RobustnessOutput1=NEOrobustness(datSNP= datCombined[,7:106], datExpr= data.frame(E4=datCombined$E4, Trait= datCombined$Trait), TopGreedy=1:5, TopForward=1:5, no.log.quiet = TRUE, pm=pm)

LEOscoreOCAvector=data.frame(RobustnessOutput1[,c(1,21,11:20)])$LEO.NB.OCA

LEOscoreOCAvector=as.numeric(as.character(as.vector(LEOscoreOCAvector)))

LEOscoreCPAvector=data.frame(RobustnessOutput1[,c(1,21,11:20)])$LEO.NB.CPA

LEOscoreCPAvector=as.numeric(as.character(as.vector(LEOscoreCPAvector)))

range.y=range(c(LEOscoreOCAvector, LEOscoreCPAvector, 0.3, 0.8), na.rm=T)

plot(c(1:length(LEOscoreOCAvector)),LEOscoreOCAvector,type="l",ylab="LEO.score",xlab="Step, increasing SNPs",ylim=range.y,cex.lab=1.5)

abline(h=0.3, lwd=1.5, col="red")

abline(h=0.8, lwd=1.5, col="blue")

points(1:length(LEOscoreOCAvector),LEOscoreOCAvector,pch=21,bg="red",cex=1.5)

lines(1:length(LEOscoreCPAvector),LEOscoreCPAvector)

points(1:length(LEOscoreCPAvector),LEOscoreCPAvector,pch=22,cex=1.5,bg="yellow") # square

legend(length(LEOscoreOCAvector)-2,range.y[2]-.3, c("LEO.NB.OCA", "LEO.NB.CPA"), cex=1.2, pch=c(21,22,23),pt.bg=c("red","yellow","blue"))

title("Robustness Analysis",cex.main=1.5)
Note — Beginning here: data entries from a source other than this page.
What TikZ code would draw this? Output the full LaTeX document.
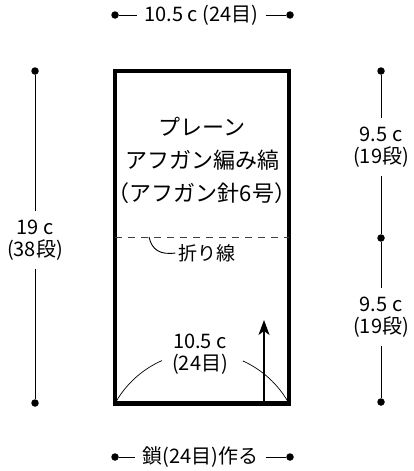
\documentclass[tikz,border=0pt]{standalone}
\usepackage{fontspec}
\setmainfont{Noto Sans CJK JP}
\usetikzlibrary{arrows.meta}

\tikzset{
  dimdot/.style={circle,fill=black,inner sep=0pt,minimum size=7.5pt},
  dimlbl/.style={inner xsep=7pt,inner ysep=9pt,align=center,font=\fontsize{20pt}{22pt}\selectfont},
  dimline/.style={line width=0.9pt},
}

\begin{document}
\begin{tikzpicture}[x=1pt,y=-1pt]
\useasboundingbox (0,0) rectangle (413,471);

% piece
\coordinate (rectnw) at (115,71);
\coordinate (rectsw) at (115,403.5);
\coordinate (rectse) at (289,403.5);
\draw[line width=4.8pt] (rectnw) rectangle (rectse);

\coordinate (foldw) at (115,237);
\coordinate (folde) at (289,237);
\draw[line width=0.9pt,black!75,dash pattern=on 7pt off 6pt] (foldw) -- (folde);

\node[align=center,font=\fontsize{22pt}{33pt}\selectfont] (title) at (202,160) {プレーン\\アフガン編み縞\\（アフガン針6号）};

\coordinate (foldpt) at (149,237);
\node[font=\fontsize{19pt}{20pt}\selectfont,inner sep=3pt] (foldlbl) at (207,253) {折り線};
\draw[dimline] (foldpt) .. controls (152,250) and (160,255) .. (foldlbl.west);

% width at the cast-on edge
\node[align=center,font=\fontsize{20pt}{22pt}\selectfont] (widthlbl) at (200,354) {10.5 c\\(24目)};
\draw[line width=0.7pt] (rectsw) arc[start angle=208.9,end angle=246.3,radius=99.4];
\draw[line width=0.7pt] (rectse) arc[start angle=331.1,end angle=294.3,radius=99.4];

\coordinate (rowbase) at (264,403.5);
\coordinate (rowtip) at (264,320);
\draw[line width=1.1pt,-{Stealth[length=15pt,width=11pt,inset=4pt]}] (rowbase) -- (rowtip);

% top
\node[dimdot] (topl) at (115,15) {};
\node[dimdot] (topr) at (290,15) {};
\node[dimlbl] (toplbl) at (201.5,15) {10.5 c (24目)};
\draw[dimline] (topl) -- (toplbl);
\draw[dimline] (toplbl) -- (topr);

% left
\node[dimdot] (lt) at (35,71) {};
\node[dimdot] (lb) at (35,403) {};
\node[dimlbl] (leftlbl) at (35,240) {19 c\\(38段)};
\draw[dimline] (lt) -- (leftlbl);
\draw[dimline] (leftlbl) -- (lb);

% right
\node[dimdot] (rt) at (381,71) {};
\node[dimdot] (rm) at (381,238) {};
\node[dimdot] (rb) at (381,402) {};
\node[dimlbl] (rightup) at (381,147) {9.5 c\\(19段)};
\node[dimlbl] (rightlow) at (381,317) {9.5 c\\(19段)};
\draw[dimline] (rt) -- (rightup);
\draw[dimline] (rightup) -- (rm);
\draw[dimline] (rm) -- (rightlow);
\draw[dimline] (rightlow) -- (rb);

% bottom
\node[dimdot] (botl) at (115,457) {};
\node[dimdot] (botr) at (290,457) {};
\node[dimlbl] (botlbl) at (200.5,457) {鎖(24目)作る};
\draw[dimline] (botl) -- (botlbl);
\draw[dimline] (botlbl) -- (botr);

\end{tikzpicture}
\end{document}
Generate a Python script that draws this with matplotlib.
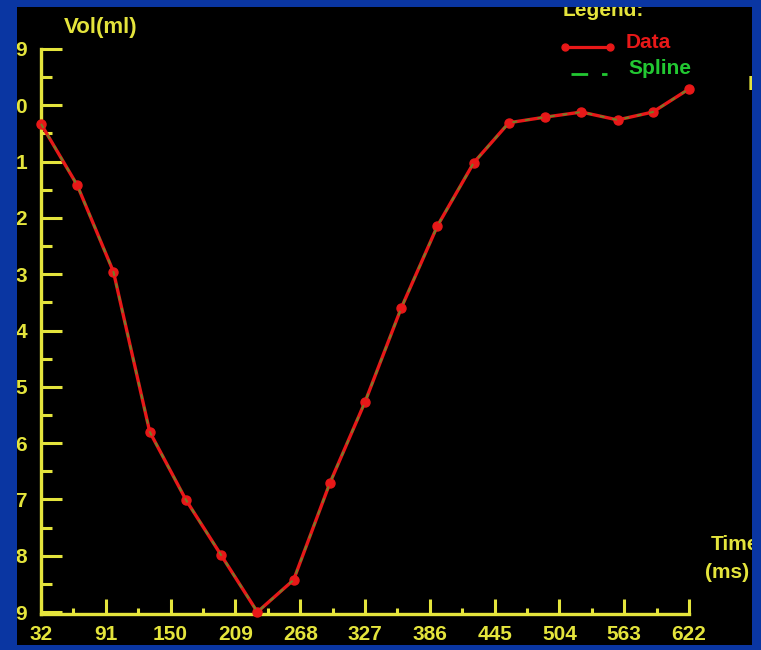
import matplotlib
matplotlib.use("Agg")
import matplotlib.pyplot as plt
from matplotlib.lines import Line2D
from matplotlib.patches import Rectangle

# ---- data ----
time_ms = [32, 65, 98, 131, 164, 196, 229, 262, 295, 327, 360, 393, 426, 458, 491, 524, 557, 589, 622]
vol_pos = [1.33, 2.42, 3.96, 6.80, 8.01, 8.99, 10.0, 9.43, 7.71, 6.27, 4.60, 3.14, 2.02, 1.31, 1.21, 1.12, 1.26, 1.12, 0.71]
spline_pos = vol_pos
x_ticks = [32, 91, 150, 209, 268, 327, 386, 445, 504, 563, 622]
y_ticks = [0, 1, 2, 3, 4, 5, 6, 7, 8, 9, 10]
y_tick_labels = ["9", "0", "1", "2", "3", "4", "5", "6", "7", "8", "9"]

BLUE = "#0a36a2"
YEL = "#e4e43c"
RED = "#e81818"
GRN = "#22c832"
FONT = "Liberation Sans"

W, H = 761, 650
fig = plt.figure(figsize=(W / 100, H / 100), dpi=100, facecolor=BLUE)

# black panel
px0, px1, py0, py1 = 17, 752, 7, 645
bg = fig.add_axes([px0 / W, 1 - py1 / H, (px1 - px0) / W, (py1 - py0) / H])
bg.set_facecolor("black")
bg.set_xticks([]); bg.set_yticks([])
for s in bg.spines.values():
    s.set_visible(False)
bg.set_zorder(0)

def bgc(px, py):
    return ((px - px0) / (px1 - px0), (py1 - py) / (py1 - py0))

# main axes
ax_l, ax_r, ax_t, ax_b = 41, 689, 49, 614
ax = fig.add_axes([ax_l / W, 1 - ax_b / H, (ax_r - ax_l) / W, (ax_b - ax_t) / H])
ax.set_zorder(1)
ax.patch.set_alpha(0)
ax.set_xlim(32, 622)
ax.set_ylim(10 + 2 / 56.3, 0)

for side in ("top", "right"):
    ax.spines[side].set_visible(False)
for side in ("left", "bottom"):
    ax.spines[side].set_color(YEL)
    ax.spines[side].set_linewidth(2.4)

ax.set_xticks(x_ticks)
ax.set_xticks([(a + b) / 2 for a, b in zip(x_ticks[:-1], x_ticks[1:])], minor=True)
ax.set_yticks(y_ticks)
ax.set_yticklabels(y_tick_labels)
ax.set_yticks([v + 0.5 for v in y_ticks[:-1]], minor=True)

ax.tick_params(axis="x", which="major", direction="in", length=11, width=2.2, color=YEL,
               labelcolor=YEL, labelsize=15, pad=8)
ax.tick_params(axis="x", which="minor", direction="in", length=4.5, width=2.2, color=YEL)
ax.tick_params(axis="y", which="major", direction="in", length=15, width=2.2, color=YEL,
               labelcolor=YEL, labelsize=15, pad=10)
ax.tick_params(axis="y", which="minor", direction="in", length=8, width=2.2, color=YEL)
for lab in ax.get_xticklabels() + ax.get_yticklabels():
    lab.set_fontfamily(FONT)
    lab.set_fontweight("bold")

# series
ax.plot(time_ms, vol_pos, color=RED, lw=2.4, marker="o", ms=6.5, mfc=RED, mec=RED,
        clip_on=False, zorder=3)
ax.plot(time_ms, spline_pos, color=GRN, lw=1.4, ls=(0, (2.5, 4)), alpha=0.6,
        clip_on=False, zorder=4)

# texts (clipped to the black panel)
tk = dict(transform=bg.transAxes, fontfamily=FONT, fontweight="bold", fontsize=15)
texts = [
    bg.text(*bgc(101, 27), "Vol(ml)", color=YEL, ha="center", va="center", **{**tk, "fontsize": 16}),
    bg.text(*bgc(711, 545), "Time", color=YEL, ha="left", va="center", **tk),
    bg.text(*bgc(705, 573), "(ms)", color=YEL, ha="left", va="center", **tk),
    bg.text(*bgc(563, 11), "Legend:", color=YEL, ha="left", va="center", **tk),
    bg.text(*bgc(626, 43), "Data", color=RED, ha="left", va="center", **tk),
    bg.text(*bgc(628, 68), "Spline", color=GRN, ha="left", va="center", **tk),
    bg.text(*bgc(748, 84), "I", color=YEL, ha="left", va="center", **tk),
]
for t in texts:
    t.set_clip_on(True)
    t.set_clip_box(bg.bbox)

# legend handles
x1, y1 = bgc(565, 47)
x2, y2 = bgc(610, 47)
bg.add_line(Line2D([x1, x2], [y1, y2], transform=bg.transAxes, color=RED, lw=2.3,
                   marker="o", ms=5, mfc=RED, mec=RED))
x1, y1 = bgc(571, 74)
x2, y2 = bgc(607, 74)
bg.add_line(Line2D([x1, x2], [y1, y2], transform=bg.transAxes, color=GRN, lw=2,
                   ls=(0, (6, 5))))

# blue frame drawn over anything spilling outside the black panel
frame = [
    (0, 0, W, py0),            # top
    (0, py1, W, H - py1),      # bottom
    (0, 0, px0, H),            # left
    (px1, 0, W - px1, H),      # right
]
for fx, fy, fw, fh in frame:
    fig.add_artist(Rectangle((fx / W, 1 - (fy + fh) / H), fw / W, fh / H,
                             transform=fig.transFigure, facecolor=BLUE,
                             edgecolor="none", zorder=10))

fig.savefig("out.png", dpi=100, facecolor=BLUE)
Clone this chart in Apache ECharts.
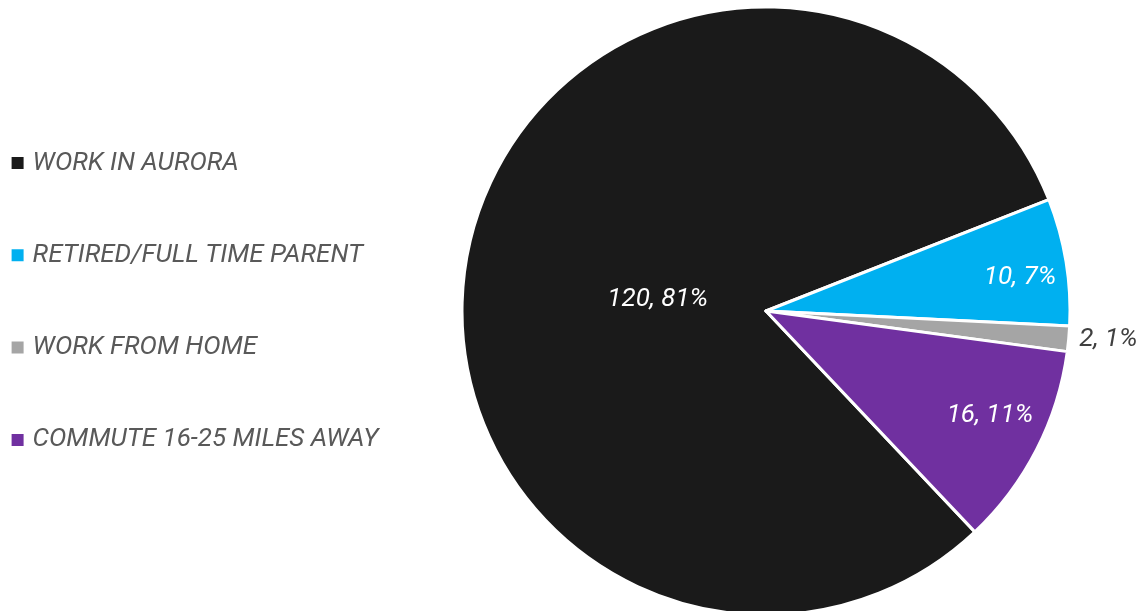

Caption: This corresponds to Figure 7d of our article. The red horizontal line corresponds to the threshold of 0.3 for the OCA score. The LEO.NB.OCA score exceeds this threshold of 0.3 for all steps of the robustness analysis, i.e.,~it

retrieves the orientation correctly. The blue horizontal line corresponds to the threshold of 0.8 for the CPA score. Note that the LEO.NB.CPA score exceeds this threshold for all steps of the robustness analysis, i.e.,~it retrieves the orientation correctly.

THE END